NTB: What kinds of controls are needed to manage technical engineering risks?
Dr. Ryschkewitsch: We have a pretty well-established process to do that. It begins with the program and project team, including the technical cadre sitting down and looking at the work at hand and identifying what the risks are that are ahead of them. Sometimes they are purely technical risks: "If this component fails, what is the impact of the mission, and how do we safeguard against that?" We can safeguard against a failure either by making sure that we built a really rugged component, or sometimes adding redundancy, or some kind of intentional workaround to the system.
Sometimes, the risks are programmatic in the sense of "Do we actually have enough time to develop this item? What happens if it takes longer than we think, and what are our potential workarounds?" And that whole process that begins the risk management process is really at the core of program and project management. Eisenhower's quote comes to mind: "Plans are nothing, and planning is everything." In many respects, a project and the technical execution of a project, as well as the programmatic execution of a project, is almost always a continuous re-plan at some level. And I mean that "re-plan" in the sense that, on any given day, you'll be seeing things that'll then start to emerge as problems that you didn't think were going to be problems, and now you need a backup plan. The key to make that successful requires some really good, hard discussions between the engineering safety mission assurance and the program and project management communities to be sure that we're always doing things with the appropriate level of rigor for the risk that we have on hand. And I don't want to leave out, when we're dealing with human spaceflight, the health and medical community is very much a part of that process as well. It's an ingrained, ongoing process, as opposed to very episodic things, and it's something that people have to live every day.
NTB: What kinds of projects currently excite the NASA engineering community?
Dr. Ryschkewitsch: About the only thing that doesn't excite the engineering community is when we have to wait. In terms of the specific things merging into our current environment, I think people are very excited about getting the new human spaceflight plans in place. There's a lot of anticipation of there being augmented funding in the technology arena under a new chief technologist, and that opens the door to a whole lot of small projects.
NTB: Can we dig into your background a bit? Which previous roles or achievements have helped you in your current role as chief engineer?
Dr. Ryschkewitsch: I came to the agency in 1982 without a formal engineering background, because I got my Bachelors in physics from the University of Florida, my PhD in physics from Duke University, then did a post-doc at the University of Delaware – all three in combination of low-temperature physics and high-pressure physics.
What prepared me in that background for coming to NASA was the fact that, in all those, we were doing hands-on experimental work and had to design and build all of our own equipment. Then when I came to NASA, I was very fortunate to have, as my first assignment, to work on the COsmic Background Explorer [cosmology satellite], the mission for which John Mather won his Nobel Prize. That mission was intentionally done as an in-house mission out of Goddard [Space Flight Center, located in Greenbelt, MD] because it had been through a fair amount of hiring, and there had been a good bit of generational turnover. They were looking at a hands-on, in-house program to train the next generation, and I was fortunate to be one of that next generation that was being trained.

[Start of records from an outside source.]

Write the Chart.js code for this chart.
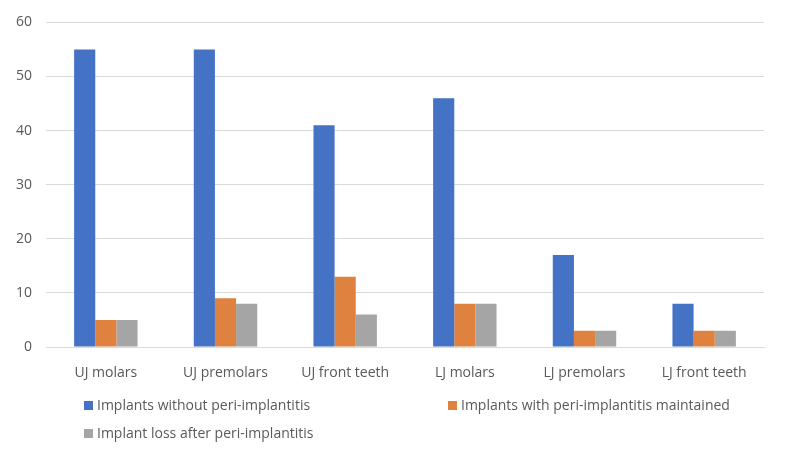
<!DOCTYPE html>
<html>
<head>
<meta charset="utf-8">
<script src="https://cdn.jsdelivr.net/npm/chart.js@4"></script>
<style>
  body { margin: 0; background: #fff; }
  #wrap { position: relative; width: 787px; height: 460px; }
  .leg { position: absolute; font: 14px "Open Sans", sans-serif; color: #595959; white-space: nowrap; }
  .leg span { display: inline-block; width: 9px; height: 9px; margin-right: 4px; }
</style>
</head>
<body>
<div id="wrap">
  <canvas id="implantChart" width="787" height="460"></canvas>
  <div class="leg" style="left:84px; top:395px;"><span style="background:#4472C4"></span>Implants without peri-implantitis</div>
  <div class="leg" style="left:448px; top:395px;"><span style="background:#E0823F"></span>Implants with peri-implantitis maintained</div>
  <div class="leg" style="left:84px; top:423px;"><span style="background:#A5A5A5"></span>Implant loss after peri-implantitis</div>
</div>
<script>
var categories = ['UJ molars', 'UJ premolars', 'UJ front teeth', 'LJ molars', 'LJ premolars', 'LJ front teeth'];
var withoutPeri = [55, 55, 41, 46, 17, 8];
var withPeriMaintained = [5, 9, 13, 8, 3, 3];
var lossAfterPeri = [5, 8, 6, 8, 3, 3];

var ctx = document.getElementById('implantChart').getContext('2d');
var implantChart = new Chart(ctx, {
    type: 'bar',
    data: {
        labels: categories,
        datasets: [
            {
                label: 'Implants without peri-implantitis',
                backgroundColor: '#4472C4',
                data: withoutPeri
            },
            {
                label: 'Implants with peri-implantitis maintained',
                backgroundColor: '#E0823F',
                data: withPeriMaintained
            },
            {
                label: 'Implant loss after peri-implantitis',
                backgroundColor: '#A5A5A5',
                data: lossAfterPeri
            }
        ]
    },
    options: {
        responsive: false,
        animation: false,
        layout: { padding: { top: 22, right: 23, bottom: 73, left: 0 } },
        datasets: { bar: { categoryPercentage: 0.53, barPercentage: 1 } },
        plugins: {
            legend: { display: false },
            tooltip: { enabled: false }
        },
        scales: {
            x: {
                grid: { display: false },
                border: { color: '#d9d9d9' },
                ticks: { color: '#595959', font: { family: 'Open Sans', size: 14 }, padding: 10 },
                afterFit: function (s) { s.height = 40; }
            },
            y: {
                min: 0,
                max: 60,
                ticks: { stepSize: 10, color: '#595959', font: { family: 'Open Sans', size: 14 }, padding: 14 },
                grid: { color: '#d9d9d9', drawTicks: false },
                border: { display: false },
                afterFit: function (s) { s.width = 46; }
            }
        }
    }
});
</script>
</body>
</html>
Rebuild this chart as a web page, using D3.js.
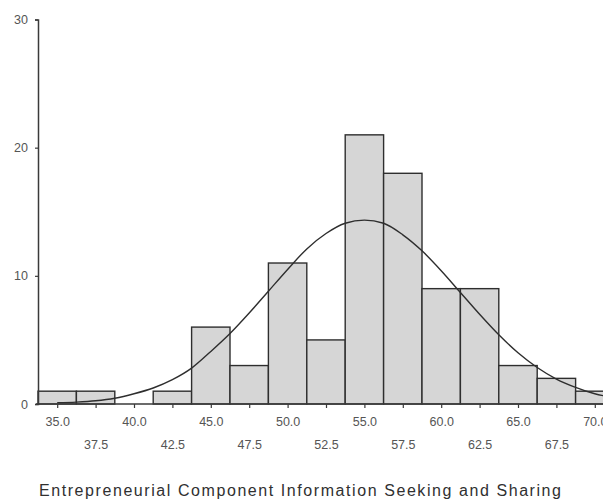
<!DOCTYPE html>
<html>
<head>
<meta charset="utf-8">
<script src="https://cdn.jsdelivr.net/npm/d3@7"></script>
<style>
  body { margin: 0; background: #fff; }
  svg { display: block; font-family: "Liberation Sans", Arial, sans-serif; }
</style>
</head>
<body>
<script>
// bin midpoints and counts
const binMids = [35.0, 37.5, 40.0, 42.5, 45.0, 47.5, 50.0, 52.5, 55.0, 57.5, 60.0, 62.5, 65.0, 67.5, 70.0];
const binCounts = [1, 1, 0, 1, 6, 3, 11, 5, 21, 18, 9, 9, 3, 2, 1];
const binWidth = 2.5;

// fitted normal curve, heights read at bin edges / midpoints
const curveX = [35, 36.25, 37.5, 38.75, 40, 41.25, 42.5, 43.75, 45, 46.25, 47.5, 48.75, 50, 51.25, 52.5,
  53.75, 55, 56.25, 57.5, 58.75, 60, 61.25, 62.5, 63.75, 65, 66.25, 67.5, 68.75, 70, 71.25, 72.5];
const curveY = [0.1, 0.15, 0.25, 0.45, 0.8, 1.25, 1.9, 2.8, 4.1, 5.5, 7.1, 8.8, 10.5, 12.1, 13.3,
  14.1, 14.35, 14.1, 13.2, 11.95, 10.4, 8.7, 7.0, 5.4, 4.0, 2.85, 1.95, 1.3, 0.8, 0.5, 0.3];

const yTicks = [0, 10, 20, 30];
const xTitle = "Entrepreneurial Component Information Seeking and Sharing";

const width = 603, height = 500;
const x = d3.scaleLinear().domain([33.75, 71.25]).range([38, 614]);
const y = d3.scaleLinear().domain([0, 30]).range([404, 19.5]);

const svg = d3.select("body").append("svg")
  .attr("width", width)
  .attr("height", height);

// bars
svg.append("g").selectAll("rect")
  .data(binMids.map((m, i) => ({ m: m, c: binCounts[i] })).filter(d => d.c > 0))
  .enter().append("rect")
  .attr("x", d => x(d.m - binWidth / 2))
  .attr("y", d => y(d.c))
  .attr("width", d => x(d.m + binWidth / 2) - x(d.m - binWidth / 2))
  .attr("height", d => y(0) - y(d.c))
  .attr("fill", "#d6d6d6")
  .attr("stroke", "#2e2e2e")
  .attr("stroke-width", 1.4);

// normal curve
const line = d3.line()
  .x((d, i) => x(curveX[i]))
  .y(d => y(d))
  .curve(d3.curveMonotoneX);

svg.append("path")
  .datum(curveY)
  .attr("fill", "none")
  .attr("stroke", "#2e2e2e")
  .attr("stroke-width", 1.4)
  .attr("d", line);

// y axis
const yAxis = svg.append("g")
  .attr("transform", "translate(" + x(33.75) + ",0)")
  .call(d3.axisLeft(y).tickValues(yTicks).tickSize(3).tickPadding(7).tickFormat(d3.format("d")));

// x axis
const xAxis = svg.append("g")
  .attr("transform", "translate(0," + y(0) + ")")
  .call(d3.axisBottom(x).tickValues(binMids).tickSize(4).tickPadding(9).tickFormat(d3.format(".1f")));

xAxis.select(".domain").attr("d", "M" + (x(33.75) - 2) + ",0H" + width);

xAxis.selectAll(".tick text")
  .attr("y", (d, i) => i % 2 ? 36 : 13);

[yAxis, xAxis].forEach(ax => {
  ax.select(".domain").attr("stroke", "#3a3a3a").attr("stroke-width", 1.5);
  ax.selectAll(".tick line").attr("stroke", "#3a3a3a").attr("stroke-width", 1.2);
  ax.selectAll(".tick text").attr("fill", "#555").style("font-size", "12.5px");
});

// x title
svg.append("text")
  .attr("x", 300)
  .attr("y", 496)
  .attr("text-anchor", "middle")
  .attr("fill", "#303030")
  .attr("textLength", 522)
  .attr("lengthAdjust", "spacing")
  .style("font-size", "16px")
  .text(xTitle);
</script>
</body>
</html>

That way a pretty seminal experience for me because I had to learn how spaceflight engineering is done, had a lot of good mentors along the way that knew how to yank me back from the edge when I got too close to it, but also knew how to let me get out front and try things. So that was a little over a seven-year process, from the time started on that until the time we launched it. Part of that process was also then having my first roles in leading teams and learning how to help a team to perform, as opposed to performing myself. Over time, I ended up moving up in the hierarchy from division chief, deputy director of engineering, director of engineering, and deputy center director. Each has a different set of challenges, but the common thread through all of them, and one of the things that I really love about NASA, is that this is the ultimate team sport, and it doesn't really matter which role that you're playing within that team if you can figure out how to help that whole team perform better. It's a real rewarding experience. Most of the things we do would simply not be possible for one or ten or even a few dozen. Figuring out how to mesh all of those gears in a way that the machine runs well and at a very high level is a very rewarding experience.